● **Dataset content**:
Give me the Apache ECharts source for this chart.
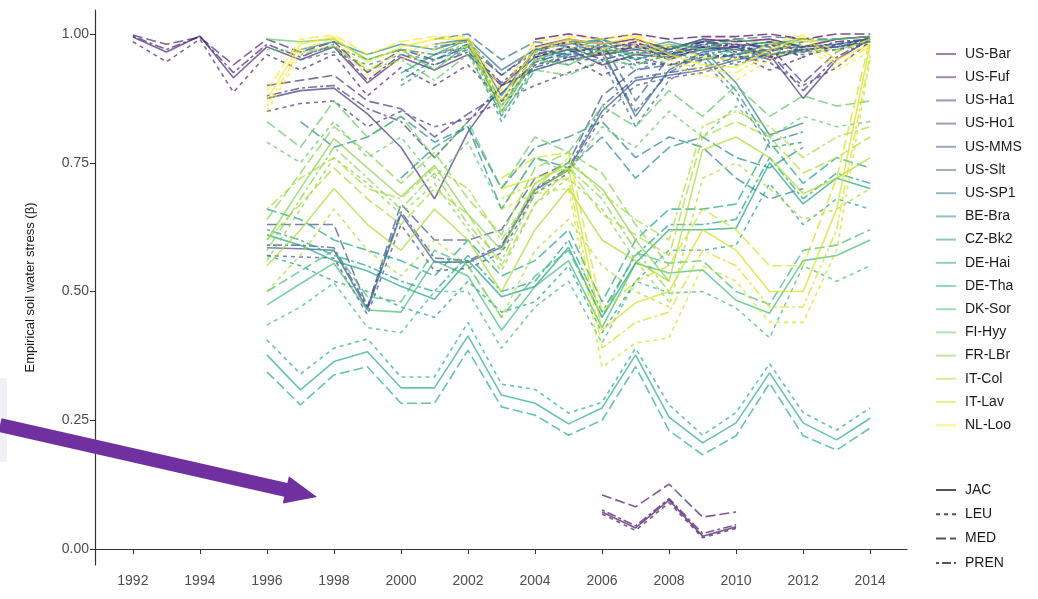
<!DOCTYPE html>
<html><head><meta charset="utf-8">
<script src="https://cdn.jsdelivr.net/npm/echarts@6/dist/echarts.min.js"></script>
<style>html,body{margin:0;padding:0;background:#fff}#c{width:1038px;height:599px}</style>
</head><body><div id="c"></div>
<script>
// ---- labels / ticks ----
const siteNames = ['US-Bar','US-Fuf','US-Ha1','US-Ho1','US-MMS','US-Slt','US-SP1','BE-Bra','CZ-Bk2','DE-Hai','DE-Tha','DK-Sor','FI-Hyy','FR-LBr','IT-Col','IT-Lav','NL-Loo'];
const siteColors = ['#440154','#471365','#482576','#463480','#3B528B','#33628D','#2C728E','#26818D','#21908C','#1FA187','#27AD81','#3FBC73','#5DC863','#84D44B','#AADC32','#D2E21B','#FDE725'];
const methodNames = ['JAC','LEU','MED','PREN'];
const xTickLabels = [1992,1994,1996,1998,2000,2002,2004,2006,2008,2010,2012,2014];
const yTickLabels = [0,0.25,0.5,0.75,1];

// ---- data: first year of each site, then yearly values per method ----
const usBar_start = 2004;
const usBar_JAC  = [.975,.99,.98,.99,.97,.99,.985,.99,.975,.99,.995];
const usBar_LEU  = [.955,.975,.96,.98,.95,.975,.965,.98,.955,.98,.99];
const usBar_MED  = [.99,1.0,.99,1.0,.99,.995,.995,1.0,.99,1.0,1.0];
const usBar_PREN = [.965,.985,.97,.985,.96,.985,.975,.985,.965,.985,.99];

const usFuf_start = 2006;
const usFuf_JAC  = [.072,.041,.095,.025,.043];
const usFuf_LEU  = [.068,.036,.090,.022,.040];
const usFuf_MED  = [.105,.082,.126,.062,.072];
const usFuf_PREN = [.076,.045,.098,.030,.047];

const usHa1_start = 1992;
const usHa1_JAC  = [.994,.965,.996,.915,.975,.95,.975,.905,.955,.93,.96,.9,.955,.97,.94,.96,.955,.97,.975,.95,.97];
const usHa1_LEU  = [.985,.946,.99,.887,.96,.93,.96,.88,.935,.9,.94,.87,.94,.955,.92,.945,.94,.955,.96,.93,.955];
const usHa1_MED  = [.998,.98,.994,.94,.99,.965,.985,.925,.97,.95,.975,.92,.97,.985,.96,.975,.97,.985,.99,.965,.985];
const usHa1_PREN = [.996,.97,.995,.925,.98,.955,.98,.91,.96,.94,.965,.905,.96,.975,.95,.965,.96,.975,.98,.955,.975];

const usHo1_start = 1996;
const usHo1_JAC  = [.875,.89,.895,.845,.78,.68,.81,.9,.93,.95,.96,.97,.96,.975,.97,.96,.875,.95,.99];
const usHo1_LEU  = [.85,.865,.87,.82,.85,.82,.835,.87,.9,.925,.945,.955,.94,.96,.955,.945,.9,.935,.985];
const usHo1_MED  = [.9,.91,.92,.87,.855,.8,.845,.885,.945,.965,.975,.98,.975,.985,.98,.975,.905,.965,.995];
const usHo1_PREN = [.88,.895,.9,.855,.83,.76,.83,.9,.935,.955,.965,.975,.965,.98,.975,.965,.89,.955,.99];

const usMMS_start = 1996;
const usMMS_JAC  = [.585,.583,.58,.465,.65,.557,.557,.586,.697,.736,.85,.91,.92,.93,.95,.96,.97,.975,.985];
const usMMS_LEU  = [.57,.567,.565,.455,.63,.54,.545,.575,.69,.73,.84,.9,.915,.925,.945,.955,.965,.97,.98];
const usMMS_MED  = [.63,.63,.63,.47,.67,.6,.6,.62,.72,.75,.88,.93,.94,.95,.96,.97,.975,.98,.99];
const usMMS_PREN = [.59,.59,.585,.47,.655,.565,.56,.59,.70,.74,.86,.915,.925,.935,.955,.96,.97,.975,.985];

const usSlt_start = 2005;
const usSlt_JAC  = [.97,.97,.84,.93,.965,.975,.985,.975,.98,.99];
const usSlt_LEU  = [.95,.95,.82,.91,.95,.96,.97,.96,.97,.985];
const usSlt_MED  = [.985,.985,.87,.955,.98,.99,.995,.99,.99,.995];
const usSlt_PREN = [.96,.96,.85,.925,.96,.97,.98,.97,.975,.99];

const usSP1_start = 2001;
const usSP1_JAC  = [.98,.99,.93,.97,.96];
const usSP1_LEU  = [.96,.975,.9,.955,.94];
const usSP1_MED  = [.99,1.0,.95,.985,.975];
const usSP1_PREN = [.975,.985,.92,.965,.955];

const beBra_start = 1997;
const beBra_JAC  = [.97,.985,.96,.98,.97,.99,.88,.97,.98,.99,.97,.985,.97,.905,.804,.827];
const beBra_LEU  = [.95,.965,.94,.96,.95,.97,.86,.95,.96,.97,.95,.965,.95,.878,.78,.79];
const beBra_MED  = [.83,.78,.80,.84,.79,.82,.7,.78,.8,.83,.76,.8,.78,.72,.68,.7];
const beBra_PREN = [.96,.975,.95,.97,.96,.98,.87,.96,.97,.98,.96,.975,.96,.89,.79,.81];

const czBk2_start = 2000;
const czBk2_JAC  = [.924,.96,.99,.85,.95,.97,.99,.95,.97,.99,.96,.98,.99];
const czBk2_LEU  = [.9,.94,.97,.83,.93,.95,.97,.93,.95,.97,.94,.96,.97];
const czBk2_MED  = [.72,.78,.82,.66,.76,.74,.8,.72,.78,.8,.76,.74,.78];
const czBk2_PREN = [.91,.95,.98,.84,.94,.96,.98,.94,.96,.98,.95,.97,.98];

const deHai_start = 1996;
const deHai_JAC  = [.61,.59,.56,.54,.51,.485,.56,.49,.51,.586,.45,.555,.62,.62,.623,.75,.67,.72,.70];
const deHai_LEU  = [.57,.55,.52,.5,.47,.45,.52,.46,.48,.55,.42,.52,.58,.58,.59,.71,.63,.68,.66];
const deHai_MED  = [.66,.64,.6,.58,.56,.53,.6,.53,.56,.62,.48,.6,.66,.66,.67,.79,.71,.76,.74];
const deHai_PREN = [.62,.6,.57,.55,.52,.5,.57,.5,.52,.6,.46,.57,.63,.63,.64,.76,.68,.73,.71];

const deTha_start = 1996;
const deTha_JAC  = [.377,.309,.364,.383,.313,.313,.414,.299,.283,.243,.274,.377,.256,.206,.245,.342,.245,.212,.254];
const deTha_LEU  = [.406,.34,.39,.408,.334,.334,.44,.32,.31,.264,.285,.39,.28,.221,.265,.36,.265,.231,.274];
const deTha_MED  = [.344,.28,.338,.354,.283,.283,.386,.276,.26,.221,.25,.354,.23,.183,.22,.322,.22,.192,.235];
const deTha_PREN = null;

const dkSor_start = 1996;
const dkSor_JAC  = [.474,.515,.555,.464,.46,.56,.53,.425,.51,.56,.43,.555,.536,.542,.483,.458,.56,.57,.6];
const dkSor_LEU  = [.435,.47,.517,.43,.42,.5,.5,.39,.47,.52,.4,.52,.497,.5,.468,.41,.55,.52,.55];
const dkSor_MED  = [.5,.54,.58,.49,.48,.58,.55,.45,.53,.58,.45,.575,.555,.56,.5,.475,.58,.59,.62];
const dkSor_PREN = null;

const fiHyy_start = 1996;
const fiHyy_JAC  = [.99,.985,.99,.95,.97,.93,.98,.86,.95,.94,.97,.96,.98,.97,.99,.98,.985,.99,.995];
const fiHyy_LEU  = [.79,.75,.83,.76,.8,.72,.79,.66,.76,.73,.82,.78,.85,.8,.86,.8,.84,.82,.83];
const fiHyy_MED  = [.83,.78,.87,.8,.84,.76,.83,.7,.8,.77,.86,.82,.89,.84,.9,.84,.88,.86,.87];
const fiHyy_PREN = [.97,.965,.975,.93,.95,.91,.96,.845,.93,.92,.95,.94,.96,.95,.97,.96,.965,.97,.985];

const frLBr_start = 1996;
const frLBr_JAC  = [.6,.7,.797,.74,.684,.745,.65,.58,.71,.75,.7,.6,.52];
const frLBr_LEU  = [.56,.66,.76,.71,.65,.71,.62,.54,.67,.72,.66,.56,.48];
const frLBr_MED  = [.64,.73,.82,.77,.71,.77,.68,.61,.74,.77,.73,.63,.55];
const frLBr_PREN = [.58,.68,.78,.72,.66,.73,.63,.56,.69,.74,.68,.58,.5];

const itCol_start = 1996;
const itCol_JAC  = [.55,.62,.7,.63,.58,.66,.6,.5,.62,.7,.6,.56,.52,.775,.8,.76,.69,.72,.76];
const itCol_LEU  = [.5,.57,.66,.58,.53,.6,.55,.45,.58,.64,.55,.5,.47,.72,.75,.7,.64,.66,.7];
const itCol_MED  = [.6,.67,.74,.68,.63,.7,.65,.55,.67,.74,.65,.61,.57,.8,.83,.8,.73,.76,.8];
const itCol_PREN = [.66,.72,.76,.7,.68,.74,.7,.6,.7,.76,.69,.64,.6,.82,.85,.82,.76,.8,.82];

const itLav_start = 2003;
const itLav_JAC  = [.7,.72,.74,.425,.478,.5,.62,.58,.5,.5,.66,.98];
const itLav_LEU  = [.66,.69,.7,.353,.4,.41,.55,.52,.44,.44,.58,.95];
const itLav_MED  = [.72,.76,.77,.46,.52,.55,.66,.62,.55,.55,.72,.99];
const itLav_PREN = [.68,.71,.72,.39,.44,.46,.58,.55,.47,.47,.62,.96];

const nlLoo_start = 1996;
const nlLoo_JAC  = [.872,.98,.994,.945,.975,.99,.99,.872,.973,.99,.98,.995,.96,.94,.935,.97,.994,.95,.98];
const nlLoo_LEU  = [.85,.96,.98,.92,.95,.97,.975,.85,.95,.975,.96,.98,.94,.92,.91,.95,.98,.93,.965];
const nlLoo_MED  = [.89,.99,.998,.96,.985,.995,.995,.89,.985,.995,.99,.998,.975,.955,.95,.98,.998,.965,.99];
const nlLoo_PREN = [.86,.97,.99,.93,.965,.98,.985,.86,.965,.985,.97,.99,.95,.93,.925,.96,.99,.94,.975];

const siteTable = [
  [usBar_start, usBar_JAC, usBar_LEU, usBar_MED, usBar_PREN],
  [usFuf_start, usFuf_JAC, usFuf_LEU, usFuf_MED, usFuf_PREN],
  [usHa1_start, usHa1_JAC, usHa1_LEU, usHa1_MED, usHa1_PREN],
  [usHo1_start, usHo1_JAC, usHo1_LEU, usHo1_MED, usHo1_PREN],
  [usMMS_start, usMMS_JAC, usMMS_LEU, usMMS_MED, usMMS_PREN],
  [usSlt_start, usSlt_JAC, usSlt_LEU, usSlt_MED, usSlt_PREN],
  [usSP1_start, usSP1_JAC, usSP1_LEU, usSP1_MED, usSP1_PREN],
  [beBra_start, beBra_JAC, beBra_LEU, beBra_MED, beBra_PREN],
  [czBk2_start, czBk2_JAC, czBk2_LEU, czBk2_MED, czBk2_PREN],
  [deHai_start, deHai_JAC, deHai_LEU, deHai_MED, deHai_PREN],
  [deTha_start, deTha_JAC, deTha_LEU, deTha_MED, deTha_PREN],
  [dkSor_start, dkSor_JAC, dkSor_LEU, dkSor_MED, dkSor_PREN],
  [fiHyy_start, fiHyy_JAC, fiHyy_LEU, fiHyy_MED, fiHyy_PREN],
  [frLBr_start, frLBr_JAC, frLBr_LEU, frLBr_MED, frLBr_PREN],
  [itCol_start, itCol_JAC, itCol_LEU, itCol_MED, itCol_PREN],
  [itLav_start, itLav_JAC, itLav_LEU, itLav_MED, itLav_PREN],
  [nlLoo_start, nlLoo_JAC, nlLoo_LEU, nlLoo_MED, nlLoo_PREN]
];

// ---- styles ----
const methodDash = {JAC:'solid', LEU:[4,4], MED:[10,4], PREN:[3,3,9,3]};
const LINE_OPACITY = 0.7;

const series = [];
siteTable.forEach((row, si) => {
  const start = row[0];
  methodNames.forEach((m, mi) => {
    const vals = row[mi + 1];
    if (!vals) return;
    series.push({
      type: 'line', name: siteNames[si] + ' ' + m,
      data: vals.map((v, i) => [start + i, v]),
      symbol: 'none', silent: true, animation: false,
      lineStyle: {color: siteColors[si], width: 1.6, type: methodDash[m], opacity: LINE_OPACITY},
      itemStyle: {color: siteColors[si]},
      emphasis: {disabled: true}, z: 2
    });
  });
});
// legend proxies
siteNames.forEach((s, si) => series.push({
  type: 'line', name: s, data: [], symbol: 'none', animation: false,
  lineStyle: {color: siteColors[si], width: 2.4, opacity: 0.5}, itemStyle: {color: siteColors[si]}
}));
methodNames.forEach(m => series.push({
  type: 'line', name: m, data: [], symbol: 'none', animation: false,
  lineStyle: {color: '#555555', width: 2.2, type: methodDash[m]}, itemStyle: {color: '#555555'}
}));

const chart = echarts.init(document.getElementById('c'), null, {renderer: 'canvas'});
const font = 'Liberation Sans, Arial, sans-serif';
chart.setOption({
  animation: false,
  backgroundColor: '#ffffff',
  grid: {left: 95, right: 131, top: 10, bottom: 34, containLabel: false},
  xAxis: {
    type: 'value', min: 1990.87, max: 2015.1,
    axisLine: {show: true, lineStyle: {color: '#333333', width: 1.2}},
    axisTick: {show: true, length: 5, lineStyle: {color: '#333333'}, customValues: xTickLabels},
    axisLabel: {customValues: xTickLabels, color: '#4d4d4d', fontSize: 14, fontFamily: font, margin: 9, formatter: v => String(v)},
    splitLine: {show: false}
  },
  yAxis: {
    type: 'value', min: -0.031, max: 1.0466,
    name: 'Empirical soil water stress (β)', nameLocation: 'middle', nameGap: 58, nameRotate: 90,
    nameTextStyle: {color: '#1a1a1a', fontSize: 13, fontFamily: font},
    axisLine: {show: true, lineStyle: {color: '#333333', width: 1.2}},
    axisTick: {show: true, length: 5, lineStyle: {color: '#333333'}, customValues: yTickLabels},
    axisLabel: {customValues: yTickLabels, color: '#4d4d4d', fontSize: 14, fontFamily: font, margin: 6, formatter: v => v.toFixed(2)},
    splitLine: {show: false}
  },
  legend: [
    {data: siteNames, orient: 'vertical', left: 930, top: 42, itemWidth: 20, itemHeight: 14, itemGap: 9.2,
     itemStyle: {opacity: 0, borderWidth: 0},
     textStyle: {color: '#1a1a1a', fontSize: 14, fontFamily: font, padding: [0, 0, 0, 4]}, selectedMode: false},
    {data: methodNames, orient: 'vertical', left: 930, top: 478, itemWidth: 20, itemHeight: 14, itemGap: 10.3,
     itemStyle: {opacity: 0, borderWidth: 0},
     textStyle: {color: '#1a1a1a', fontSize: 14, fontFamily: font, padding: [0, 0, 0, 4]}, selectedMode: false}
  ],
  graphic: [
    {type: 'rect', left: 0, top: 378, shape: {width: 7, height: 84}, style: {fill: '#f1eff8'}, z: 1},
    {type: 'polygon', shape: {points: [[1.55,418.2],[287.35,483.1],[288.9,476.3],[317,497],[282.7,503.6],[284.25,496.7],[-1.55,431.8]]},
     style: {fill: '#7030a0'}, z: 100}
  ],
  series: series
});
</script></body></html>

● **Exercise requirements**: Write out, word for word, the lines from the start of the data through the one holding "const yTickLabels = [0,0.25,0.5,0.75,1];". Omit pictures.

● **Answer for this exercise**:
Give me the Apache ECharts source for this chart.
<!DOCTYPE html>
<html><head><meta charset="utf-8">
<script src="https://cdn.jsdelivr.net/npm/echarts@6/dist/echarts.min.js"></script>
<style>html,body{margin:0;padding:0;background:#fff}#c{width:1038px;height:599px}</style>
</head><body><div id="c"></div>
<script>
// ---- labels / ticks ----
const siteNames = ['US-Bar','US-Fuf','US-Ha1','US-Ho1','US-MMS','US-Slt','US-SP1','BE-Bra','CZ-Bk2','DE-Hai','DE-Tha','DK-Sor','FI-Hyy','FR-LBr','IT-Col','IT-Lav','NL-Loo'];
const siteColors = ['#440154','#471365','#482576','#463480','#3B528B','#33628D','#2C728E','#26818D','#21908C','#1FA187','#27AD81','#3FBC73','#5DC863','#84D44B','#AADC32','#D2E21B','#FDE725'];
const methodNames = ['JAC','LEU','MED','PREN'];
const xTickLabels = [1992,1994,1996,1998,2000,2002,2004,2006,2008,2010,2012,2014];
const yTickLabels = [0,0.25,0.5,0.75,1];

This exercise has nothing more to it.